By Patricia Khashayar, MD., Press TV, Tehran
In 2007, Dr Babak Amir Parviz was chosen by the MIT Technology as one of the top innovators under the age of 35, for developing the self-assembly manufacturing method.
The Genome Technology Magazine selected him as a star young genomics investigator. He has also received the National Science Foundation CAREER Award.
In his last year of high school, Amir Parviz won the Kharazmi award for designing a single-engine airplane along with Reza Amirkhani and Amir Hossein Samakar.
The same year, he won a bronze medal from the 22nd international physics Olympiad.
Dr Amir Parviz holds a BA in English Literature from the University of Washington, a BS in Electronics Engineering from the Sharif University of Technology, an MS in Electrical Engineering and Physics as well as a PhD in Electrical Engineering from University of Michigan, and a Postdoctoral training degree in Chemistry and Chemical Biology from Harvard.
He is currently a faculty member at the Electrical Engineering Department of the University of Washington (UW) and the Associate Director of the Micro-scale Life Sciences Center at UW.
Q. What is Nanotechnology?
A. Nanotechnology is about understanding the behavior of structures with length dimensions in the nano meter scale, and the ability to design and make them.
Q. Can you explain the importance of Nanotechnology in different sciences?
A. This is a fundamentally new capability that has opened a number of new venues in science and technology. If we can engineer and build structures, devices, and eventually systems in the nano-scale, in principle we can:
- Make materials with unique properties that do not exist in nature,
- Interface with the biological world, esp. with the human body, at the cellular and sub-cellular level,
- Make exceedingly small computing, telecommunication, ... devices,
- Have access to extremely fast devices among other things.
Q. Can you explain self assembly for us?
A. Self-assembly is a fundamentally and radically different way to make structures. If we look at the more conventional engineering, for example in building a car, what is done is that all the parts of the final product are made and then they are assembled (by a human or a robot) to make the final structure of the automobile.
Although this process is the most widely used one today to make engineered structures, this is not the way nature makes things. In nature, the "parts" of a final system find each other and bind on their own to form a plant, an insect etc. In nature structures 'self-assemble'.
Our group works on developing methods that would allow us to use self-assembly for building various things. For example, we have deployed a number of self-assembly techniques to build a range of functional devices from nano-scale optical waveguide to flexible circuits.
Q. Tell us more about the sciences and project which will benefit from self assembly?
A. Self-assembly is a widely applicable approach to making things. My guess is that in principle it is possible to improve the current state-of-the-art in manufacturing by orders of magnitude in terms of the minimum part size, the maximum part count, and the available material diversity if self-assembly is used.
Q. What attracted your interest in this field?

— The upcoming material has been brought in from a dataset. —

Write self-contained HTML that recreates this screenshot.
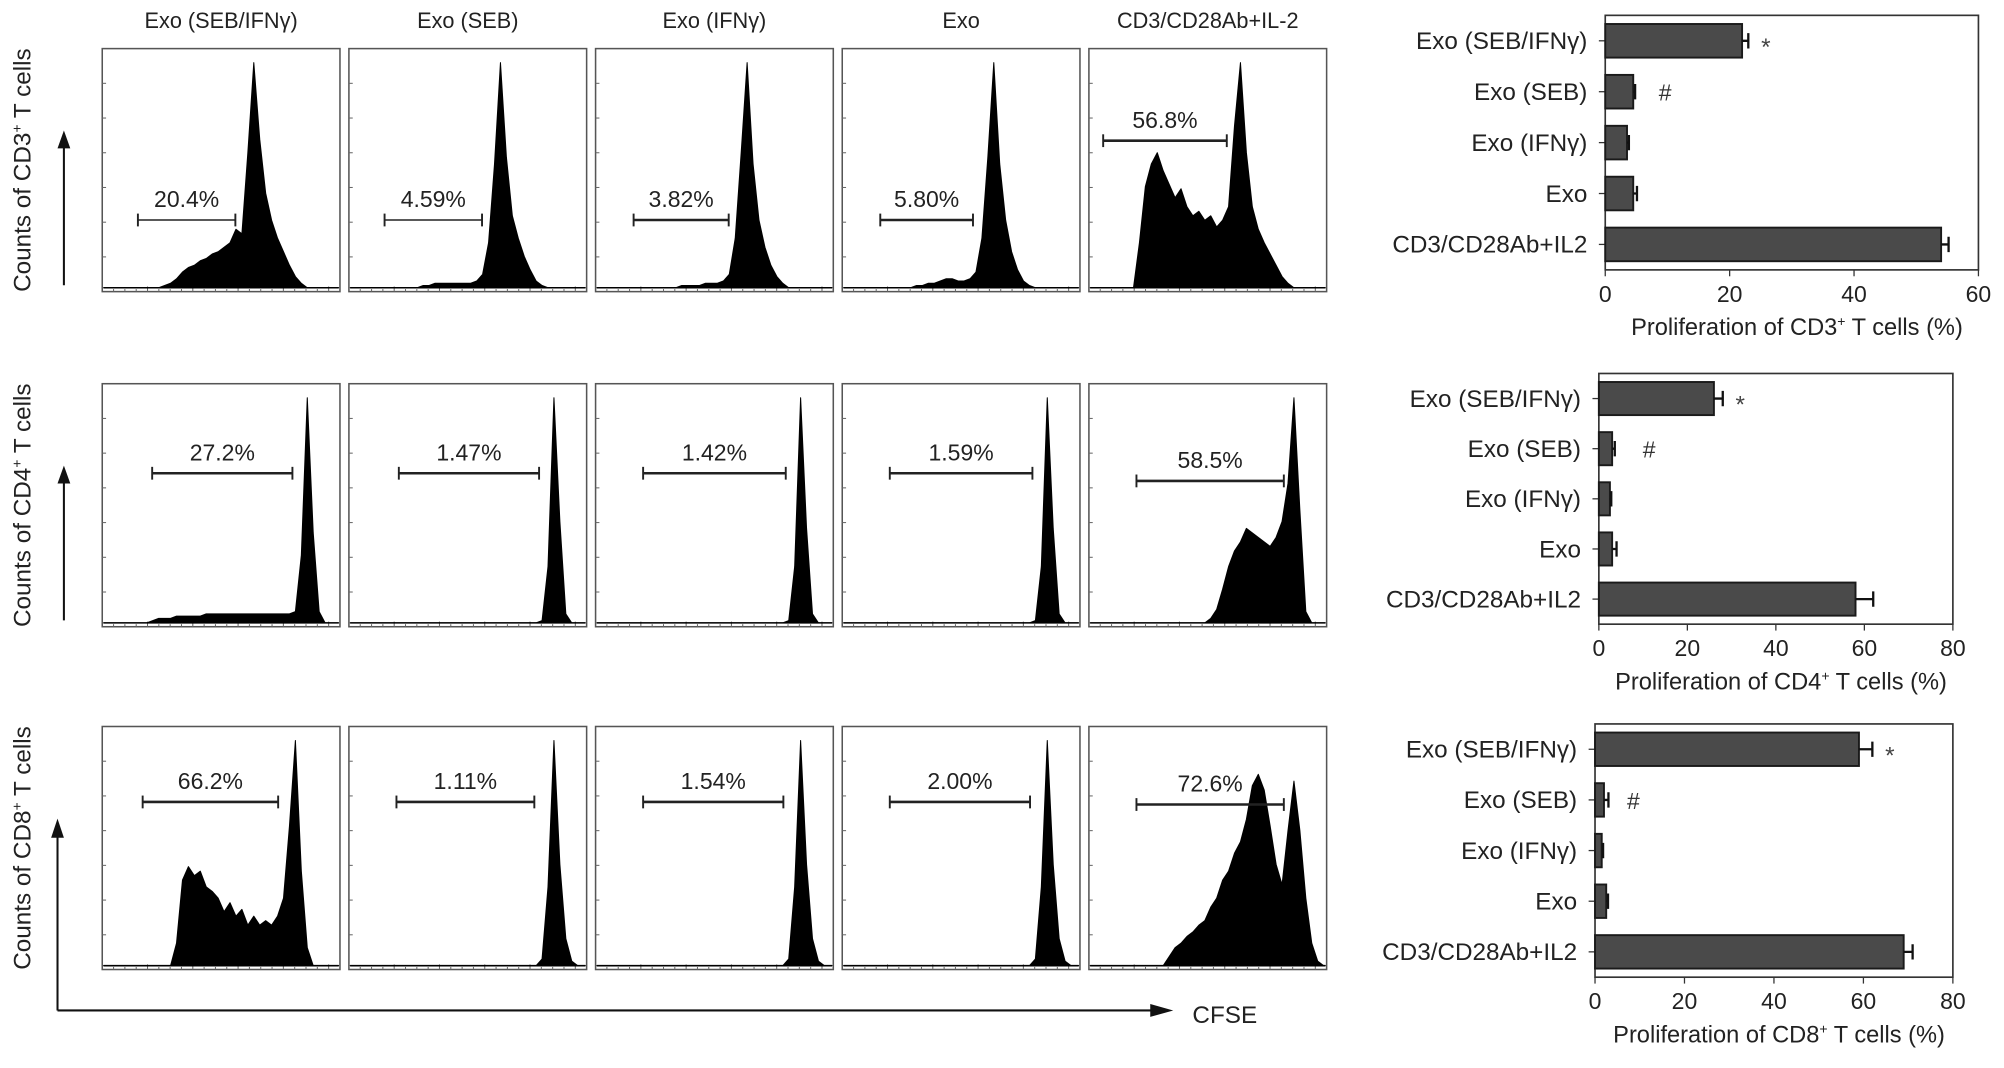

A. During my PhD I was working on building miniature jet engines. As I worked through my project, it became progressively clearer that our conventional approaches to making things may be reaching their limits and it might be a good idea to explore other methods.
Q. How do you see the future of this field? Do you think that scientists will be able to rebuild injured individuals someday?
A. It is very hard to predict how fast and along what direction the leading-edge of technology will proceed. I am very heartened by the recent advances in tissue engineering. Even now, many things can be rebuilt in the body of an injured person and I am pretty confident that in the next couple of decades, our ability to heal and repair will grow exponentially.
Q. What other projects and research fields are you involved in?
A. Here is a brief and itemized list of areas that I have research interest in:
Research at the interface between biology and electrical engineering(ultra-fast genome sequencing; direct conversion of molecular recognition and binding events to electrical signals; using bio-molecules for self-assembling engineered structures; hybrid microorganism/solid-state devices and systems; developing tools for the study of biology at the single cell level; ultra-low cost diagnostic tools).
Engineered Self-assembly(design and construction of self-assembled structures and devices in the micro- and nano-scales; self-assembly as an engineering concept; self-assembly across the size-scale; developing self-assembly as a method for mass manufacturing; self-assembly for heterogeneous system integration).
Nanotechnology (design and fabrication of nano-scale electronic, photonic, and mechanical devices; investigation of novel nano-scale phenomena for device design in the nano-scale).
MEMS(large area and low-cost micro fabrication; green micro fabrication; biodegradable micro devices; micro devices for human performance augmentation).
Q. Do you have any advice for our readers?
A. There are a lot of interesting and exciting events in progress both in science and technology. For the younger readers who are considering their career options and what subject to study, I strongly recommend both science and engineering.